YOUR TASK :: Extract each line where the string "with" shows up.

INFORMATION SUPPLIED ::
════
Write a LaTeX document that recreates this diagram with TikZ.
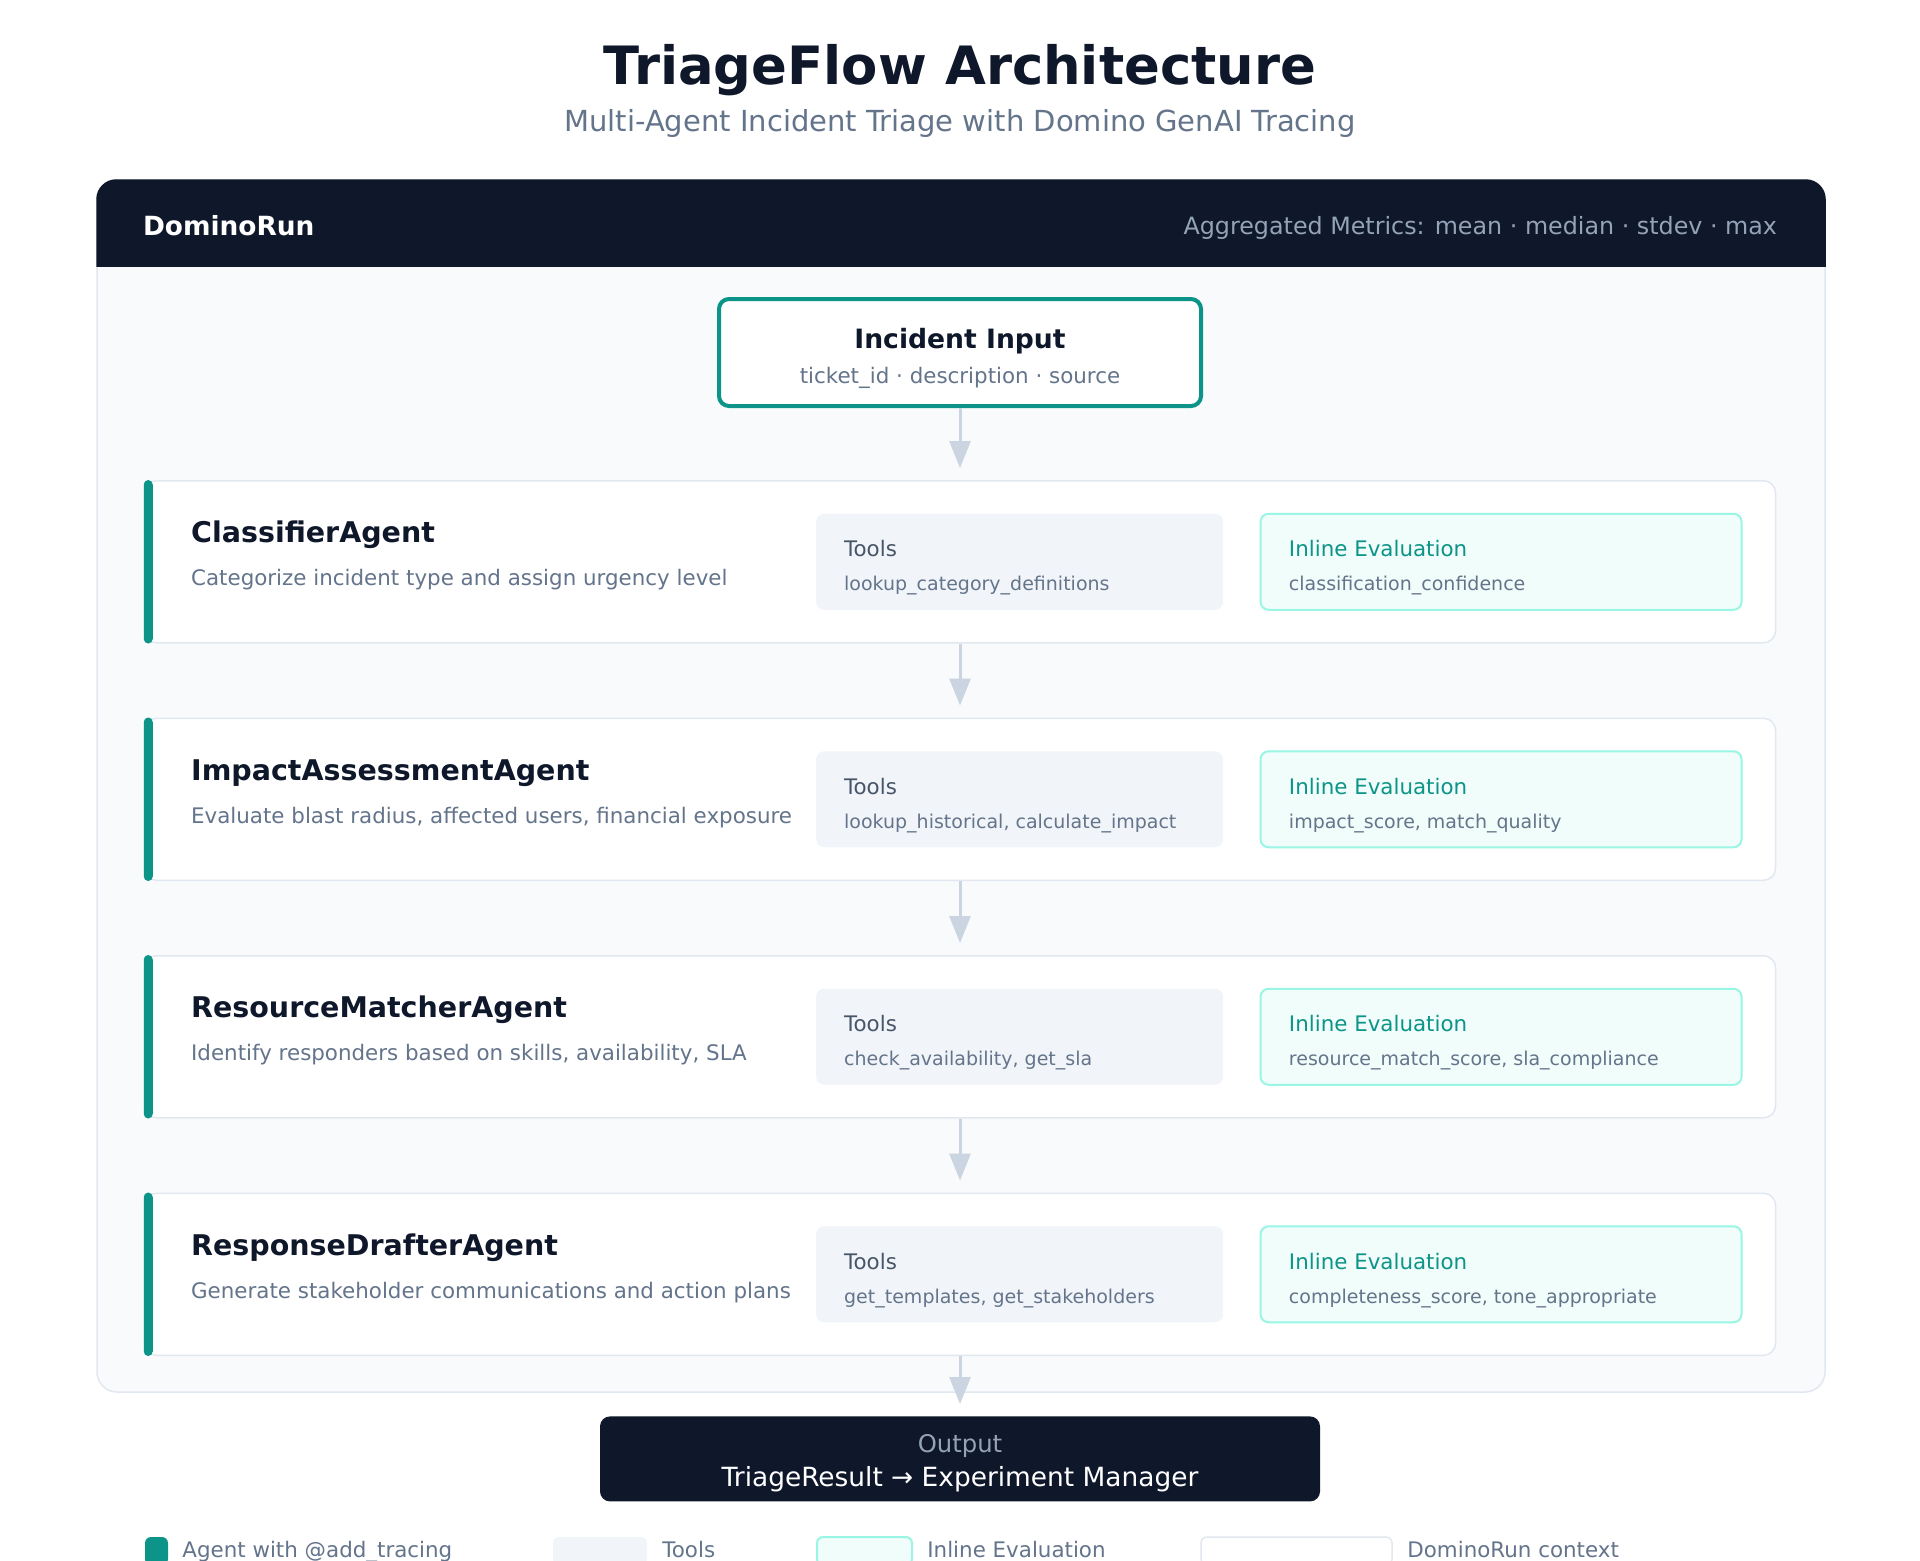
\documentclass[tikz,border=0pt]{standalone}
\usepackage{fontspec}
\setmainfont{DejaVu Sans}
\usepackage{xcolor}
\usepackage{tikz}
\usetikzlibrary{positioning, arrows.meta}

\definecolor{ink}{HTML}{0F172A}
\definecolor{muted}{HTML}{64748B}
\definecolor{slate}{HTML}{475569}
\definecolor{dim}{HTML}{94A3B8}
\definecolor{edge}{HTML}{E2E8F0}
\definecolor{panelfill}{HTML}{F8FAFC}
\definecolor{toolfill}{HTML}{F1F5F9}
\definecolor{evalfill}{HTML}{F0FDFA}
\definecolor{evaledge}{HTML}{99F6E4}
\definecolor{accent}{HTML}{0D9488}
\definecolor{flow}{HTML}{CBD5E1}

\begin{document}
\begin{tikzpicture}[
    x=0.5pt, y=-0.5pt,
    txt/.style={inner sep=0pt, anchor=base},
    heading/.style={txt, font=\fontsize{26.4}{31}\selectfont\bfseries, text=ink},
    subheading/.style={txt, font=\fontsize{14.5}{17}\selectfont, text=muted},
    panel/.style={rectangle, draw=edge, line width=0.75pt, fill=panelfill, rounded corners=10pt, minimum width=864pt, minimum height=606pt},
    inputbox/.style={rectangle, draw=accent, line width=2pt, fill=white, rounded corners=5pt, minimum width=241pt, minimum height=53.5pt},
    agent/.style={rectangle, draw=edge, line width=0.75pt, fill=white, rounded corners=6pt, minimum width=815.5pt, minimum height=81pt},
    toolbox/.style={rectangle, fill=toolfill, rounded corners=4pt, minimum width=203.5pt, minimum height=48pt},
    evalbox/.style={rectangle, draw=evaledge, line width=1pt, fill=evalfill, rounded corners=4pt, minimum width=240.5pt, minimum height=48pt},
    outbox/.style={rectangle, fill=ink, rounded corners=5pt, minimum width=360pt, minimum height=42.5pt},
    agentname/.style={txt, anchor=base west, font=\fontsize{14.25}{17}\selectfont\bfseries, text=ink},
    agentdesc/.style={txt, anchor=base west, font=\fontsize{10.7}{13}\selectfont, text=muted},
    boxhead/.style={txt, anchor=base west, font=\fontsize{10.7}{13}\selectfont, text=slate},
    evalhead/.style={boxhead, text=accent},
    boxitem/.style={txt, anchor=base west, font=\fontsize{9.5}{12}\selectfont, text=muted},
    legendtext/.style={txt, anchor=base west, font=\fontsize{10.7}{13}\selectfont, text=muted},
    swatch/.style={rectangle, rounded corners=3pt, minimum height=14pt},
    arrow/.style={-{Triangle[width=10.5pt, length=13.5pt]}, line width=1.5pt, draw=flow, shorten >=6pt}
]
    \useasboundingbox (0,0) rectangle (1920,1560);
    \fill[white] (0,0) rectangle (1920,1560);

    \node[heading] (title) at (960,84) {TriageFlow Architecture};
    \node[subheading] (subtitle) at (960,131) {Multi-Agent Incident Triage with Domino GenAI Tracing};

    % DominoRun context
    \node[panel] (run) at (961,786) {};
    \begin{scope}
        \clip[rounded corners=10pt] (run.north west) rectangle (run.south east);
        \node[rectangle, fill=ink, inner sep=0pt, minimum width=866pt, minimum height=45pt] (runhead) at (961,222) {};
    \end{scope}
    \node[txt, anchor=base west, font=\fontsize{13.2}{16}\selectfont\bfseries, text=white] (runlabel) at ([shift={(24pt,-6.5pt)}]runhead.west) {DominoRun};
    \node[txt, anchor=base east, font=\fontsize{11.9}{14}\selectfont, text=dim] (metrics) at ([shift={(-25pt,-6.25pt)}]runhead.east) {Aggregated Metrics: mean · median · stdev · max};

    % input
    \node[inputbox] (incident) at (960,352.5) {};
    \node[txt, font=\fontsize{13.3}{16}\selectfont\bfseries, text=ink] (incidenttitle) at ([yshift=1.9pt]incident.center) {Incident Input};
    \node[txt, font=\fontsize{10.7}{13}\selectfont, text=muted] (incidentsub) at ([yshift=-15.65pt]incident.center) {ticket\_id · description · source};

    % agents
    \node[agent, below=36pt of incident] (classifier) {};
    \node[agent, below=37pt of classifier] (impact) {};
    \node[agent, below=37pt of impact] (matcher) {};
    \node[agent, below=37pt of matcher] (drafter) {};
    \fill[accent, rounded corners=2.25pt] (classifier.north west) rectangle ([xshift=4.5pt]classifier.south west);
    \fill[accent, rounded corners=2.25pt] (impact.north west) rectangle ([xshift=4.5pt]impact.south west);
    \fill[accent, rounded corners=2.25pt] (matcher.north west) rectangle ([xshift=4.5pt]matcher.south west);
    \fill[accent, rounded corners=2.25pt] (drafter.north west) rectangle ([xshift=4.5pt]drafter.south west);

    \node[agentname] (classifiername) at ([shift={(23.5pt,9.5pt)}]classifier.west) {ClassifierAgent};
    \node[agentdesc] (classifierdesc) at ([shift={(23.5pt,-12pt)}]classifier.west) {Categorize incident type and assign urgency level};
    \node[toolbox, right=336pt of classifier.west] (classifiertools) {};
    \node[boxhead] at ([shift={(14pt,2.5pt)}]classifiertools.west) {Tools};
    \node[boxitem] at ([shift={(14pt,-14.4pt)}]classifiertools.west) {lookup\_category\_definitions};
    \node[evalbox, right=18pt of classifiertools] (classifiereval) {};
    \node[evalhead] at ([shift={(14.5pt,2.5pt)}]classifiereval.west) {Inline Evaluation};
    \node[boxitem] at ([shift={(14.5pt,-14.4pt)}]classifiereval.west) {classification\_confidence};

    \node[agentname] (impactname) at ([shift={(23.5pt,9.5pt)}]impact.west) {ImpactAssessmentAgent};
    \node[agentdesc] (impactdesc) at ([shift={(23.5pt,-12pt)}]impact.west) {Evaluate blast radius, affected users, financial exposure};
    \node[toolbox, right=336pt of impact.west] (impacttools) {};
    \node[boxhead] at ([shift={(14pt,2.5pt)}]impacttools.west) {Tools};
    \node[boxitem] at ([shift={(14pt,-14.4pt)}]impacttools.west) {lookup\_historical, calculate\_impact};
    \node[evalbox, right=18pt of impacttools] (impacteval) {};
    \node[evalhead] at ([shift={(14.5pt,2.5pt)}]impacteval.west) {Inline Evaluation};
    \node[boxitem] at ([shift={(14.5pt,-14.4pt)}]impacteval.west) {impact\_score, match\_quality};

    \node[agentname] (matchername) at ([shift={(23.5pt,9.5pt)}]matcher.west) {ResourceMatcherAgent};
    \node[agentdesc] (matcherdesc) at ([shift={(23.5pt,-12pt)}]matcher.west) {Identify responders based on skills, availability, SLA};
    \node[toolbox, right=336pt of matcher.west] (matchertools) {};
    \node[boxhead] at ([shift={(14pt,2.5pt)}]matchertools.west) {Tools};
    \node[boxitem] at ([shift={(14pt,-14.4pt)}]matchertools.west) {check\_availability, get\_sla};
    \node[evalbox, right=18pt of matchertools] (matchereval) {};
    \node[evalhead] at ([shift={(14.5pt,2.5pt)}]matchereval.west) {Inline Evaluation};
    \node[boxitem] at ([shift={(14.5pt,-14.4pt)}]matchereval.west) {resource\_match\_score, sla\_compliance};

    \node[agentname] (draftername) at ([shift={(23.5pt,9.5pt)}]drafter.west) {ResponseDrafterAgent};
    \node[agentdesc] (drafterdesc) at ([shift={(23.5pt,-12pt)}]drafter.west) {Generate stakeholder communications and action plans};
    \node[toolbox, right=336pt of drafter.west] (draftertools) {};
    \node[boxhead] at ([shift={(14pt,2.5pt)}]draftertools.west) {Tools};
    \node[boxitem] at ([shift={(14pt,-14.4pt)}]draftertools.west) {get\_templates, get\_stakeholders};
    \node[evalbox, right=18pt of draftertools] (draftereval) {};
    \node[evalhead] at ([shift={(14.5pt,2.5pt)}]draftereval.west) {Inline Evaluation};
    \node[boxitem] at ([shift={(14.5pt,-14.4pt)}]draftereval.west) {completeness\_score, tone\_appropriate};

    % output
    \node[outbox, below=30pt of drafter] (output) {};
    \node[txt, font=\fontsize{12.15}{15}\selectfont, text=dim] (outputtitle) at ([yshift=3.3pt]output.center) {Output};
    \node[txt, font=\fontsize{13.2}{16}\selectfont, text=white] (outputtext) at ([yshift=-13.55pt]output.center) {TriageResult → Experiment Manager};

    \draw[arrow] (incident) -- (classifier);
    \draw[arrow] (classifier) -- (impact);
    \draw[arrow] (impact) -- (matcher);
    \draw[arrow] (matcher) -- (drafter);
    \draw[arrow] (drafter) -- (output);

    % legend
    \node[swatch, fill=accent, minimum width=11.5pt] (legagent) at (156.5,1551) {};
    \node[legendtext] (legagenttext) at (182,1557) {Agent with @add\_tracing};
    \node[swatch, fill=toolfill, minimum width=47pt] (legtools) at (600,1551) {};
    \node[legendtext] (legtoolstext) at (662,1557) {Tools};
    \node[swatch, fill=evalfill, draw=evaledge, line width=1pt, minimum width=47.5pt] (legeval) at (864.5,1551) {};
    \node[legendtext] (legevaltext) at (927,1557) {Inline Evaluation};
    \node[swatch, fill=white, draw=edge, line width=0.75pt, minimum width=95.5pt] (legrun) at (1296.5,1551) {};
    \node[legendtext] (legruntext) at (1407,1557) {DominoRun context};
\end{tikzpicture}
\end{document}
════
WORKED SOLUTION ::
Write a LaTeX document that recreates this diagram with TikZ.
    \node[subheading] (subtitle) at (960,131) {Multi-Agent Incident Triage with Domino GenAI Tracing};
    \node[legendtext] (legagenttext) at (182,1557) {Agent with @add\_tracing};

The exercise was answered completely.